Graph Sparsification for GCN Towards Optimal Crop Yield Predictions

TL;DR

This paper introduces a graph sparsification technique based on the Fiedler number to improve the efficiency of GCNs in crop yield prediction, maintaining accuracy while reducing computational complexity.

Contribution

It presents a novel Fiedler-based graph sparsification method that effectively reduces graph density for GCNs in agricultural yield prediction tasks.

Findings

Fiedler-based sparsification achieves comparable accuracy to dense graphs.

The method reduces training and inference time significantly.

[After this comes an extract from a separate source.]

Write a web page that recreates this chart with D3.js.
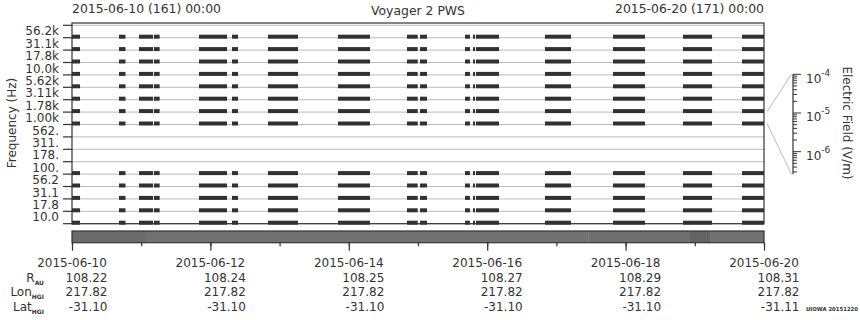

Compared to other schemes, it maintains better GCN performance.

Abstract

In agronomics, predicting crop yield at a per field/county granularity is important for farmers to minimize uncertainty and plan seeding for the next crop cycle. While state-of-the-art prediction techniques employ graph convolutional nets (GCN) to predict future crop yields given relevant features and crop yields of previous years, a dense underlying graph kernel requires long training and execution time. In this paper, we propose a graph sparsification method based on the Fiedler number to remove edges from a complete graph kernel, in order to lower the complexity of GCN training/execution. Specifically, we first show that greedily removing an edge at a time that induces the minimal change in the second eigenvalue leads to a sparse graph with good GCN performance. We then propose a fast method to choose an edge for removal per iteration based on an eigenvalue perturbation theorem. Experiments show that our Fiedler-based method produces a sparse graph with good GCN performance compared to other graph sparsification schemes in crop yield prediction.